The tomato is the fruit of a vine native to South America. By the time European explorers arrived in the New World, the tomato had made its way up into Central America and Mexico.

The Spanish carried plants back home from Mexico, but it took some time for tomatoes to be accepted in Spain because it was thought that -- like various other members of the nightshade family -- they were poisonous.

Some tomato advocates, however, claimed the fruit had aphrodisiac powers and, in fact, the French called them pommes d'amour, meaning "love apples".

It wasn't until the 1900s that the tomato gained some measure of popularity in the United States. Today this fruit is one of America's favorite "vegetables", (it's actually a fruit) a classification the government gave the tomato for trade purposes in 1893.

The Tomato

Available all year, tomatoes should be well formed and free from blemishes.

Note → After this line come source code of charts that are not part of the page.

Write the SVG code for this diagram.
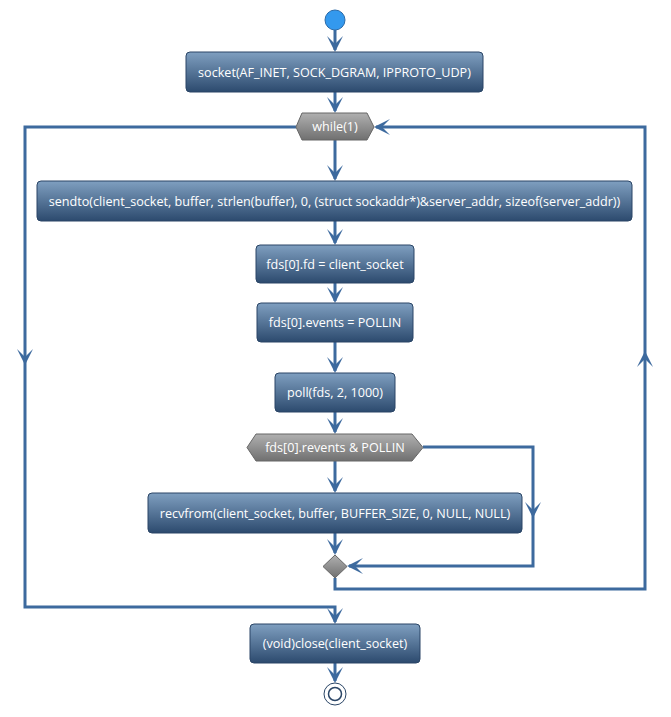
<svg xmlns="http://www.w3.org/2000/svg" width="671" height="717" viewBox="0 0 671 717">
<defs>
<linearGradient id="box" x1="0" y1="0" x2="0" y2="1">
<stop offset="0" stop-color="#7f9fc0"/>
<stop offset="1" stop-color="#2c4a6e"/>
</linearGradient>
<linearGradient id="gray" x1="0" y1="0" x2="0" y2="1">
<stop offset="0" stop-color="#b0b0b0"/>
<stop offset="1" stop-color="#707070"/>
</linearGradient>
</defs>
<style>
.b{fill:url(#box);stroke:#2a4566;stroke-width:1}
.g{fill:url(#gray);stroke:#666;stroke-width:1}
.t{font-family:"Open Sans","Noto Sans",sans-serif;font-size:12.6px;fill:#ffffff;text-anchor:middle;dominant-baseline:central}
.c{fill:none;stroke:#3d6a9e;stroke-width:3}
.a{fill:#3d6a9e}
</style>
<g id="connectors">
<path class="c" d="M335,30 V50"/>
<path class="c" d="M335,92 V111"/>
<path class="c" d="M335,140 V179"/>
<path class="c" d="M335,221 V243"/>
<path class="c" d="M335,283 V301"/>
<path class="c" d="M335,342 V371"/>
<path class="c" d="M335,412 V432"/>
<path class="c" d="M335,461 V491"/>
<path class="c" d="M335,533 V553"/>
<path class="c" d="M423,447 H533 V566 H349"/>
<path class="c" d="M335,578 V589 H645 V127 H376"/>
<path class="c" d="M296,127 H25 V607 H335 V622"/>
<path class="c" d="M335,663 V681"/>
<g class="a">
<path d="M335,52 l-8,-16 l8,8 l8,-8 z"/>
<path d="M335,113 l-8,-16 l8,8 l8,-8 z"/>
<path d="M335,181 l-8,-16 l8,8 l8,-8 z"/>
<path d="M335,245 l-8,-16 l8,8 l8,-8 z"/>
<path d="M335,303 l-8,-16 l8,8 l8,-8 z"/>
<path d="M335,373 l-8,-16 l8,8 l8,-8 z"/>
<path d="M335,434 l-8,-16 l8,8 l8,-8 z"/>
<path d="M335,493 l-8,-16 l8,8 l8,-8 z"/>
<path d="M335,555 l-8,-16 l8,8 l8,-8 z"/>
<path d="M335,624 l-8,-16 l8,8 l8,-8 z"/>
<path d="M335,683 l-8,-16 l8,8 l8,-8 z"/>
<path d="M533,518 l-8,-16 l8,8 l8,-8 z"/>
<path d="M25,365 l-8,-16 l8,8 l8,-8 z"/>
<path d="M645,351 l-8,16 l8,-8 l8,8 z"/>
<path d="M347,566 l16,-8 l-8,8 l8,8 z"/>
<path d="M374,127 l16,-8 l-8,8 l8,8 z"/>
</g>
</g>
<g id="start"><circle cx="335" cy="20" r="10" fill="#3399ee" stroke="#2a6aa8" stroke-width="1"/></g>
<g id="socket"><rect class="b" x="186" y="52" width="297" height="40" rx="4"/><text class="t" x="334.5" y="72">socket(AF_INET, SOCK_DGRAM, IPPROTO_UDP)</text></g>
<g id="while"><polygon class="g" points="296,127 302,113 367,113 374,127 367,140 302,140"/><text class="t" x="335" y="126.5">while(1)</text></g>
<g id="sendto"><rect class="b" x="37" y="181" width="595" height="40" rx="4"/><text class="t" x="334.5" y="201">sendto(client_socket, buffer, strlen(buffer), 0, (struct sockaddr*)&amp;server_addr, sizeof(server_addr))</text></g>
<g id="fd"><rect class="b" x="256" y="245" width="158" height="38" rx="4"/><text class="t" x="335" y="264">fds[0].fd = client_socket</text></g>
<g id="events"><rect class="b" x="257" y="303" width="156" height="39" rx="4"/><text class="t" x="335" y="322.5">fds[0].events = POLLIN</text></g>
<g id="poll"><rect class="b" x="275" y="373" width="120" height="39" rx="4"/><text class="t" x="335" y="392.5">poll(fds, 2, 1000)</text></g>
<g id="revents"><polygon class="g" points="247,447.5 256,434 412,434 423,447.5 412,461 256,461"/><text class="t" x="335" y="447.5">fds[0].revents &amp; POLLIN</text></g>
<g id="recvfrom"><rect class="b" x="148" y="493" width="374" height="40" rx="4"/><text class="t" x="335" y="513">recvfrom(client_socket, buffer, BUFFER_SIZE, 0, NULL, NULL)</text></g>
<g id="merge"><polygon class="g" points="335,555 347,566.5 335,578 323,566.5"/></g>
<g id="close"><rect class="b" x="250" y="624" width="170" height="39" rx="4"/><text class="t" x="335" y="643.5">(void)close(client_socket)</text></g>
<g id="end"><circle cx="335" cy="694" r="11" fill="#ffffff" stroke="#2a4566" stroke-width="1"/><circle cx="335" cy="694" r="6.5" fill="#ffffff" stroke="#2a4566" stroke-width="1.5"/></g>
</svg>
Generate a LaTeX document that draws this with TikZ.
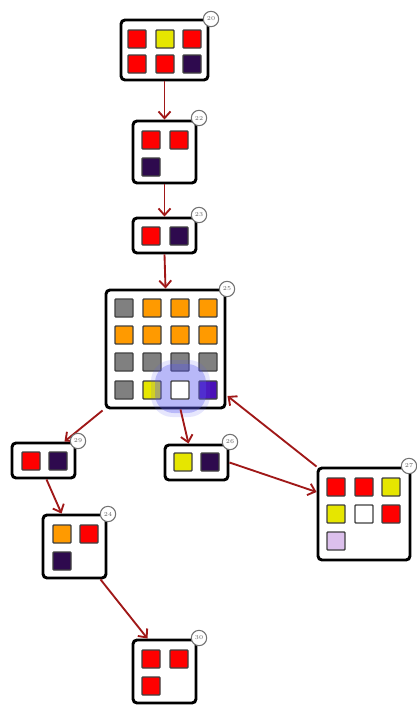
\documentclass[tikz,border=0pt]{standalone}
\usetikzlibrary{arrows.meta,calc}
\definecolor{cred}{HTML}{FF0000}
\definecolor{cyel}{HTML}{E6E600}
\definecolor{cdark}{HTML}{2E0A4E}
\definecolor{corange}{HTML}{FF9A00}
\definecolor{cgray}{HTML}{808080}
\definecolor{cviolet}{HTML}{4A10B8}
\definecolor{clav}{HTML}{DCC0EC}
\definecolor{cedge}{HTML}{A01818}
\definecolor{cglow}{HTML}{5A5AF0}
\tikzset{
  box/.style={draw=black, line width=2.2pt, rounded corners=3pt, fill=white, inner sep=0pt},
  sq/.style={draw=black!75, line width=1.1pt, rounded corners=0.6pt, minimum size=13.5pt, inner sep=0pt},
  lbl/.style={circle, draw=black!55, line width=0.8pt, fill=white, minimum size=11.5pt, inner sep=0pt, font=\fontsize{4.5}{4.5}\selectfont, text=black!60},
  edge/.style={draw=cedge, line width=1.4pt, -{Straight Barb[length=5pt,width=9pt,line width=1.4pt]}}
}
\begin{document}
\begin{tikzpicture}[x=0.75pt,y=-0.75pt]
\useasboundingbox (0,0) rectangle (417,707);
% boxes
\node[box, minimum width=65.25pt, minimum height=45pt] (b20) at (164.5,50) {};
\node[box, minimum width=47.25pt, minimum height=46.5pt] (b22) at (164.5,152) {};
\node[box, minimum width=47.25pt, minimum height=26.25pt] (b23) at (164.5,235.5) {};
\node[box, minimum width=89.25pt, minimum height=88.5pt] (b25) at (165.5,349) {};
\node[box, minimum width=47.25pt, minimum height=26.25pt] (b29) at (43.5,460.5) {};
\node[box, minimum width=47.25pt, minimum height=26.25pt] (b26) at (196.5,462.5) {};
\node[box, minimum width=69pt, minimum height=69pt] (b27) at (364,514) {};
\node[box, minimum width=47.25pt, minimum height=47.25pt] (b24) at (74.5,546.5) {};
\node[box, minimum width=47.25pt, minimum height=47.25pt] (b30) at (164.5,671.5) {};
% node 20
\node[sq, fill=cred] (s20a) at (137,39) {};
\node[sq, fill=cyel] (s20b) at (165,39) {};
\node[sq, fill=cred] (s20c) at (192,39) {};
\node[sq, fill=cred] (s20d) at (137,64) {};
\node[sq, fill=cred] (s20e) at (165,64) {};
\node[sq, fill=cdark] (s20f) at (192,64) {};
% node 22
\node[sq, fill=cred] (s22a) at (151,140) {};
\node[sq, fill=cred] (s22b) at (179,140) {};
\node[sq, fill=cdark] (s22c) at (151,167) {};
% node 23
\node[sq, fill=cred] (s23a) at (151,236) {};
\node[sq, fill=cdark] (s23b) at (179,236) {};
% node 25
\node[sq, fill=cgray] (s25a) at (124,308) {};
\node[sq, fill=corange] (s25b) at (152,308) {};
\node[sq, fill=corange] (s25c) at (180,308) {};
\node[sq, fill=corange] (s25d) at (208,308) {};
\node[sq, fill=corange] (s25e) at (124,335) {};
\node[sq, fill=corange] (s25f) at (152,335) {};
\node[sq, fill=corange] (s25g) at (180,335) {};
\node[sq, fill=corange] (s25h) at (208,335) {};
\node[sq, fill=cgray] (s25i) at (124,362) {};
\node[sq, fill=cgray] (s25j) at (152,362) {};
\node[sq, fill=cgray] (s25k) at (180,362) {};
\node[sq, fill=cgray] (s25l) at (208,362) {};
\node[sq, fill=cgray] (s25m) at (124,390) {};
\node[sq, fill=cyel] (s25n) at (152,390) {};
\node[sq, fill=cviolet] (s25p) at (208,390) {};
\fill[cglow, opacity=0.32, rounded corners=14pt] (155,364) rectangle (206,413);
\fill[cglow, opacity=0.15, rounded corners=16pt] (151,360) rectangle (210,417);
\node[sq, fill=white] (s25o) at (180,390) {};
% node 29
\node[sq, fill=cred] (s29a) at (31,461) {};
\node[sq, fill=cdark] (s29b) at (58,461) {};
% node 26
\node[sq, fill=cyel] (s26a) at (183,462) {};
\node[sq, fill=cdark] (s26b) at (210,462) {};
% node 27
\node[sq, fill=cred] (s27a) at (336,487) {};
\node[sq, fill=cred] (s27b) at (364,487) {};
\node[sq, fill=cyel] (s27c) at (391,487) {};
\node[sq, fill=cyel] (s27d) at (336,514) {};
\node[sq, fill=white] (s27e) at (364,514) {};
\node[sq, fill=cred] (s27f) at (391,514) {};
\node[sq, fill=clav] (s27g) at (336,541) {};
% node 24
\node[sq, fill=corange] (s24a) at (62,534) {};
\node[sq, fill=cred] (s24b) at (89,534) {};
\node[sq, fill=cdark] (s24c) at (62,561) {};
% node 30
\node[sq, fill=cred] (s30a) at (151,659) {};
\node[sq, fill=cred] (s30b) at (179,659) {};
\node[sq, fill=cred] (s30c) at (151,686) {};
% edges
\draw[edge] (b20.south) -- (b22.north);
\draw[edge] (b22.south) -- (b23.north);
\draw[edge] (b23.south) -- (b25.north);
\draw[edge] ($(b25.south west)+(-2,1)$) -- ($(b29.north)+(21,0)$);
\draw[edge] ($(b25.south)+(15,0)$) -- ($(b26.north)+(-8,0)$);
\draw[edge] (b27.north west) -- ($(b25.east)+(1,47)$);
\draw[edge] (b26.east) -- ($(b27.west)+(0,-22)$);
\draw[edge] ($(b29.south)+(3,0)$) -- ($(b24.north)+(-13,0)$);
\draw[edge] ($(b24.south)+(26,0)$) -- ($(b30.north)+(-17,0)$);
% labels
\node[lbl] (l20) at (211,19) {20};
\node[lbl] (l22) at (199,118) {22};
\node[lbl] (l23) at (199,215) {23};
\node[lbl] (l25) at (227,289) {25};
\node[lbl] (l29) at (78,441) {29};
\node[lbl] (l26) at (230,442) {26};
\node[lbl] (l27) at (409,466) {27};
\node[lbl] (l24) at (108,514) {24};
\node[lbl] (l30) at (199,638) {30};
\end{tikzpicture}
\end{document}
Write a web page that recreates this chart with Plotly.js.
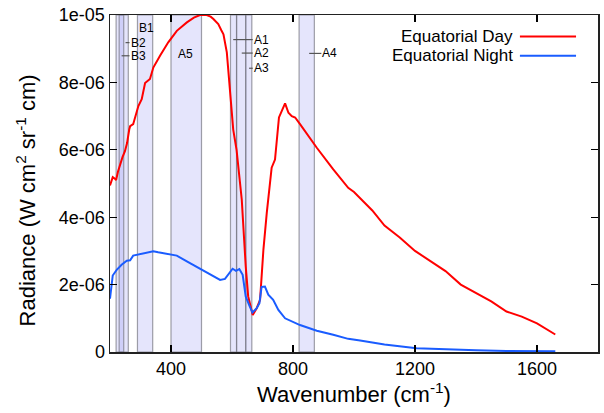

Green tomatoes will eventually turn red, but will not have good flavor. A vine ripened tomato is best. Refrigerate, but do not allow freezing. The color may be deceiving since sometimes chemicals are used to redden them.

Tomatoes will keep better if stored at room temperature. Also, if stored stem down, they will last longer.

Tomatoes are rich in vitamin C and contain appreciable amounts of vitamins A and B, potassium, iron and phosphorus. A medium tomato has about as much fiber as a slice of whole-wheat bread and only about 35 calories.

Quick Tomato Facts

Tomato with a face

  • Americans obtain more of their vitamins from tomatoes than from any other vegetable.
  • Salsa has replaced ketchup as the top selling condiment in the United States. Now there is a salsa/ketchup combination available.
  • One ounce of tomato puree has twice the vitamin C and 20 percent more beta carotene than one ounce of fresh tomato.
  • To peel tomatoes easily, place them in boiling water and remove from heat, allow to stand for one minute then plunge them into cold water.
  • Another way to peel a tomato is to place a long fork into it and hold it over a gas burner until the skin blisters. The skin should peel off easily.
  • Tomatoes will keep longer if you store them stem down.
  • Tomatoes may be broiled and sprinkled with grated cheese for a different taste treat.
  • Tomatoes should ever be left to ripen in direct sunlight, as they will lose most of their vitamin C.
  • When slicing tomatoes, it will be easier if you use a bread knife with saw teeth. It will not even tear the skin.
  • Tomatoes are sometimes picked green and ethylene gassed on their way to the supermarket right in the trucks. This can be accomplished during an overnight run.
  • There is a big difference in vitamin loss and taste in a gassed tomato and a vine-ripened one.
  • Americans eat approximately 24 pounds of tomatoes per person, per year.
  • If you are expecting a frost and have tomatoes on the vine, pull them up by the roots and hang them upside down in a cool basement until the fruit ripens.
  • The federal government can detect only 55 percent of the 100 approved pesticides.
  • Green tomatoes will ripen faster if you store them with apples. Both give off ethylene gas when ripening and the extra shot of gas will make them ripen faster.
  • Green tomatoes will also ripen faster if stored in a cool place wrapped loosely in newspapers. This method may take a week or two.

Pair 'em Up!

Green zebra tomatoes are fruity with playful bursts of lemon-lime. A delicious way to balance rich proteins like pork chops.

Brandywine tomatoes have a full flavored, classic tomato taste. They are wonderful raw in salads and sandwiches or simply roasted.

Cherokee purple tomatoes are smoky with a slight sweetness, likened to a Zinfandel wine. They are great in salsas or cold soups like gazpacho.